# 제품 이상여부 판별 프로젝트


## 1. 데이터 불러오기


### 필수 라이브러리


In [7]:
import numpy as np
import pandas as pd
from sklearn.model_selection import train_test_split

from sklearn.metrics import (
    accuracy_score,
    confusion_matrix,
    f1_score,
    precision_score,
    recall_score,
)

def get_clf_eval(y_test, y_pred_proba, threshold=0.5):
    # 확률을 기준으로 예측 레이블 생성
    y_pred = (y_pred_proba >= threshold).astype(int)  # 0.5 이상의 확률을 양성으로 간주

    confusion = confusion_matrix(y_test, y_pred)
    accuracy = accuracy_score(y_test, y_pred)
    precision = precision_score(y_test, y_pred)
    recall = recall_score(y_test, y_pred)
    f1 = f1_score(y_test, y_pred)

    print("Confusion Matrix:\n", confusion)
    print(f"Accuracy: {accuracy:.4f}")
    print(f"Precision: {precision:.4f}")
    print(f"Recall: {recall:.4f}")
    print(f"F1 Score: {f1:.4f}")

### 데이터 읽어오기


In [8]:
import pandas as pd

THRESHOLD = 0.3
RANDOM_STATE = 110

train_data = pd.read_csv("../../../data/train_data_0817.csv")
test_data = pd.read_csv("../../../data/test_data_0817.csv")

---

## 3. 모델 학습

### 모델 정의

optuna

In [9]:
# import optuna
# from sklearn.ensemble import RandomForestClassifier
# from sklearn.model_selection import train_test_split
# from sklearn.metrics import f1_score

# # 'Normal'과 'AbNormal'을 숫자로 변환
# train_data['target'] = train_data['target'].map({'Normal': 0, 'AbNormal': 1})

# # 스레드홀드 설정
# THRESHOLD = 0.3

# def objectiveRF(trial, x_tr, y_tr, x_val, y_val):
#     param = {
#     'n_estimators' : trial.suggest_int('n_estimators', 1000, 3000),
#     'max_depth' : trial.suggest_int('max_depth', 30, 100),
#     'min_samples_split' : trial.suggest_int('min_samples_split', 2, 20),
#     'min_samples_leaf' : trial.suggest_int('min_samples_leaf', 1, 20),
#     'criterion' : trial.suggest_categorical("criterion", ["gini", "entropy",]),
#     'class_weight' : trial.suggest_categorical("class_weight", ["balanced"]),
#     'random_state': RANDOM_STATE
#     }
       
#     model = RandomForestClassifier(**param)
#     model.fit(x_tr, y_tr)
#     pred_proba = model.predict_proba(x_val)[:, 1]  # 양성 클래스 확률
#     pred = (pred_proba >= THRESHOLD).astype(int)  # 스레드홀드에 따른 예측
    
#     score = f1_score(y_val, pred, average="binary")
    
#     return score

# # 데이터셋 분할
# x_train, x_val, y_train, y_val = train_test_split(
#     train_data.drop("target", axis=1),
#     train_data["target"],
#     test_size=0.2,
#     shuffle=True,
#     random_state=RANDOM_STATE,
# )

# # 하이퍼 파라미터 튜닝
# study = optuna.create_study(direction='maximize', sampler=optuna.samplers.TPESampler(seed=RANDOM_STATE))
# study.optimize(lambda trial: objectiveRF(trial, x_train, y_train, x_val, y_val), n_trials=50)

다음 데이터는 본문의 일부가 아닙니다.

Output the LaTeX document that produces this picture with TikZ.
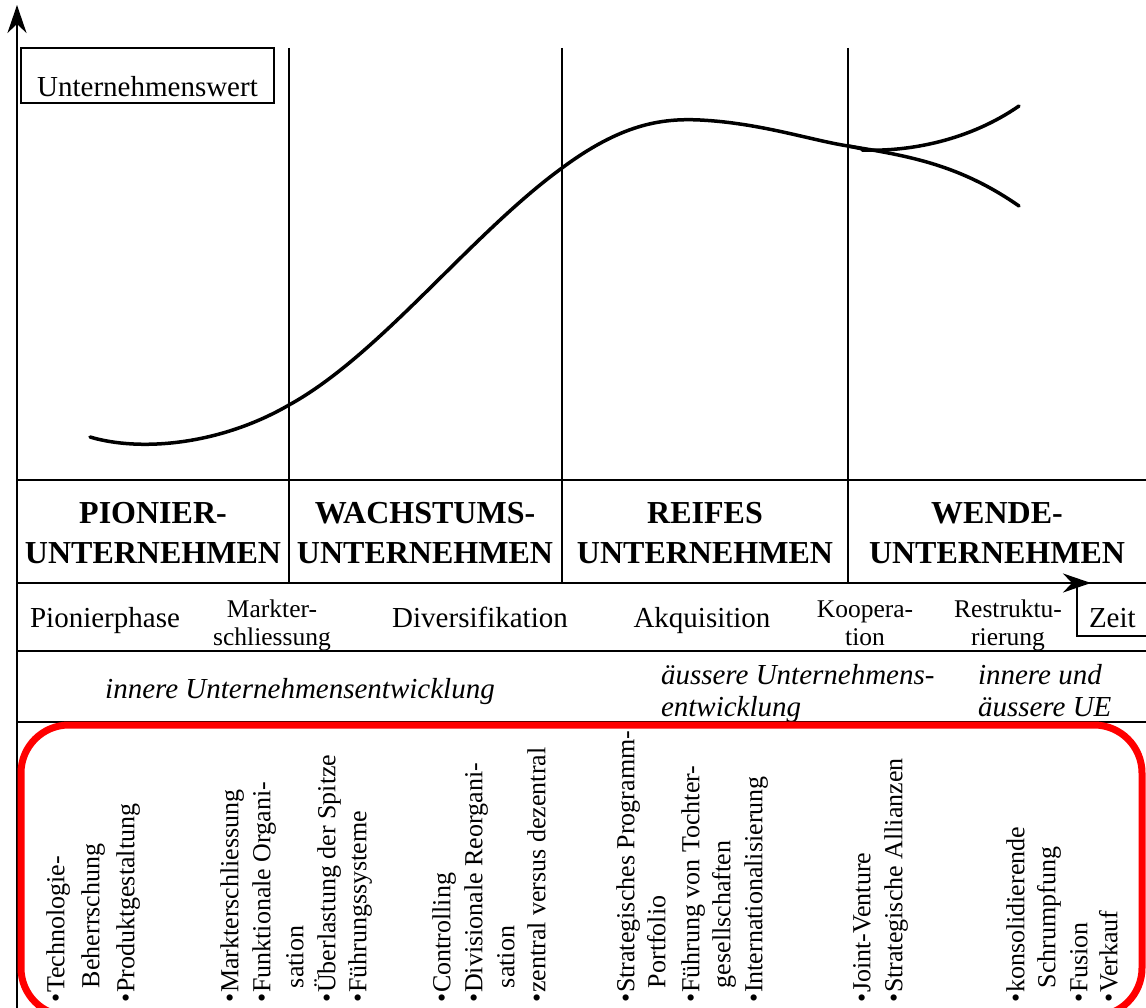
\documentclass[tikz,border=0pt]{standalone}
\usepackage{fontspec}
\setmainfont{Liberation Serif}
\usetikzlibrary{arrows.meta, positioning}
\definecolor{cred}{HTML}{FF0000}
\tikzset{
  every picture/.style={x=1pt, y=-1pt, line width=2pt},
  rule/.style={draw=black, line width=2pt},
  axis/.style={-{Stealth[length=28pt, width=19pt, inset=9pt]}, line width=2.5pt},
  curve/.style={line width=3.5pt, line cap=round},
  framebox/.style={draw, line width=2pt, outer sep=0pt, inner xsep=#1, font=\fontsize{29}{33}\selectfont},
  phase/.style={font=\fontsize{32}{40}\selectfont\bfseries, align=center, inner sep=0pt},
  stage/.style={font=\fontsize{29}{33}\selectfont, inner sep=0pt, anchor=base},
  stagetwo/.style={font=\fontsize{25.5}{28}\selectfont, align=center, inner sep=0pt},
  dev/.style={font=\fontsize{29}{32}\selectfont\itshape, align=left, inner sep=0pt},
  vtext/.style={font=\fontsize{26}{32}\selectfont, rotate=90, anchor=mid west, inner sep=0pt},
}

\begin{document}
\begin{tikzpicture}
  \useasboundingbox (0,0) rectangle (1146,1008);
  % axes
  \coordinate (orig) at (17,1008);
  \coordinate (vtip) at (17,5);
  \coordinate (tstart) at (17,583);
  \coordinate (ttip) at (1091,583);
  \draw[axis] (orig) -- (vtip);
  \draw[axis] (tstart) -- (ttip);
  % table lines
  \foreach \y in {480,651,722} {\draw[rule] (17,\y) -- (1146,\y);}
  \foreach \x in {289,562,848} {\draw[rule] (\x,48) -- (\x,583);}
  \node[framebox=14pt, text height=47pt, text depth=4pt, inner ysep=2pt, minimum width=253pt, anchor=north west] (wert) at (21,48) {Unternehmenswert};
  \node[framebox=12pt, text height=41pt, text depth=6pt, inner ysep=3pt, minimum width=69pt, anchor=north west] (zeit) at (1077,583) {Zeit};
  % value curve
  \draw[curve] (90,437) .. controls (140,452) and (220,445) .. (289,405)
    .. controls (380,355) and (470,235) .. (562,168)
    .. controls (620,125) and (660,118) .. (700,120)
    .. controls (760,123) and (810,140) .. (848,146)
    .. controls (856,147.5) and (862,149) .. (868,150);
  \draw[curve] (862,150) .. controls (910,152) and (970,140) .. (1019,106);
  \draw[curve] (848,146) .. controls (910,156) and (960,165) .. (1019,206);
  % phases
  \node[phase] (pion) at (153,533) {PIONIER-\\UNTERNEHMEN};
  \node[phase] (wach) at (425,533) {WACHSTUMS-\\UNTERNEHMEN};
  \node[phase] (reif) at (705,533) {REIFES\\UNTERNEHMEN};
  \node[phase] (wend) at (997,533) {WENDE-\\UNTERNEHMEN};
  % stages
  \node[stage] (pphase) at (105,627) {Pionierphase};
  \node[stagetwo] (markt) at (272,625) {Markter-\\schliessung};
  \node[stage] (divers) at (480,627) {Diversifikation};
  \node[stage] (akqu) at (702,627) {Akquisition};
  \node[stagetwo] (koop) at (865,623) {Koopera-\\tion};
  \node[stagetwo] (restr) at (1008,625) {Restruktu-\\rierung};
  % development
  \node[dev, anchor=base] (inner) at (300,698) {innere Unternehmensentwicklung};
  \node[dev, anchor=north west] (outer) at (660,663) {äussere Unternehmens-\\entwicklung};
  \node[dev, anchor=north west] (both) at (977,663) {innere und\\äussere UE};
  % measures
  \draw[cred, line width=7pt, rounded corners=48pt] (21,725) rectangle (1142,1016);
  \foreach \x/\y/\t [count=\i] in {
      62/1003/{\textbullet Technologie-}, 97/989/Beherrschung, 132/1003/{\textbullet Produktgestaltung},
      236/1003/{\textbullet Markterschliessung}, 268/1003/{\textbullet Funktionale Organi-}, 301/989/sation,
      333/1003/{\textbullet Überlastung der Spitze}, 364/1003/{\textbullet Führungssysteme},
      448/1003/{\textbullet Controlling}, 480/1003/{\textbullet Divisionale Reorgani-}, 512/989/sation,
      543/1003/{\textbullet zentral versus dezentral},
      632/1003/{\textbullet Strategisches Programm-}, 663/989/Portfolio, 697/1003/{\textbullet Führung von Tochter-},
      728/989/gesellschaften, 760/1003/{\textbullet Internationalisierung},
      868/1003/{\textbullet Joint-Venture}, 900/1003/{\textbullet Strategische Allianzen},
      1022/1003/{\textbullet konsolidierende}, 1053/989/Schrumpfung, 1085/1003/{\textbullet Fusion},
      1115/1003/{\textbullet Verkauf}}
    \node[vtext] (m\i) at (\x,\y) {\t};
\end{tikzpicture}
\end{document}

# print('Best trial: score {}, \nparams {}'.format(study.best_trial.value, study.best_trial.params))


Trial 22 finished with value: 0.23575129533678754  
parameters: {'n_estimators': 1555, 'max_depth': 53, 'min_samples_split': 4,  
'min_samples_leaf': 1, 'criterion': 'gini', 'class_weight': 'balanced'}  

In [10]:
import optuna
from sklearn.ensemble import RandomForestClassifier
from sklearn.model_selection import train_test_split
from sklearn.metrics import f1_score

# 'Normal'과 'AbNormal'을 숫자로 변환
train_data['target'] = train_data['target'].map({'Normal': 0, 'AbNormal': 1})

# 스레드홀드 설정
THRESHOLD = 0.3

def objectiveRF(trial, x_tr, y_tr, x_val, y_val):
    param = {
    'n_estimators' : trial.suggest_int('n_estimators', 1000, 3000),
    'max_depth' : trial.suggest_int('max_depth', 30, 100),
    'min_samples_split' : trial.suggest_int('min_samples_split', 2, 20),
    'min_samples_leaf' : trial.suggest_int('min_samples_leaf', 1, 10),
    'criterion' : trial.suggest_categorical("criterion", ["gini", "entropy",]),
    'class_weight' : trial.suggest_categorical("class_weight", ["balanced"]),
    'random_state': RANDOM_STATE
    }
       
    model = RandomForestClassifier(**param)
    model.fit(x_tr, y_tr)
    pred_proba = model.predict_proba(x_val)[:, 1]  # 양성 클래스 확률
    pred = (pred_proba >= THRESHOLD).astype(int)  # 스레드홀드에 따른 예측
    
    score = f1_score(y_val, pred, average="binary")
    
    return score

# 데이터셋 분할
x_train, x_val, y_train, y_val = train_test_split(
    train_data.drop("target", axis=1),
    train_data["target"],
    test_size=0.2,
    shuffle=True,
    random_state=RANDOM_STATE,
)

# 하이퍼 파라미터 튜닝
study = optuna.create_study(direction='maximize', sampler=optuna.samplers.TPESampler(seed=RANDOM_STATE))
study.optimize(lambda trial: objectiveRF(trial, x_train, y_train, x_val, y_val), n_trials=500)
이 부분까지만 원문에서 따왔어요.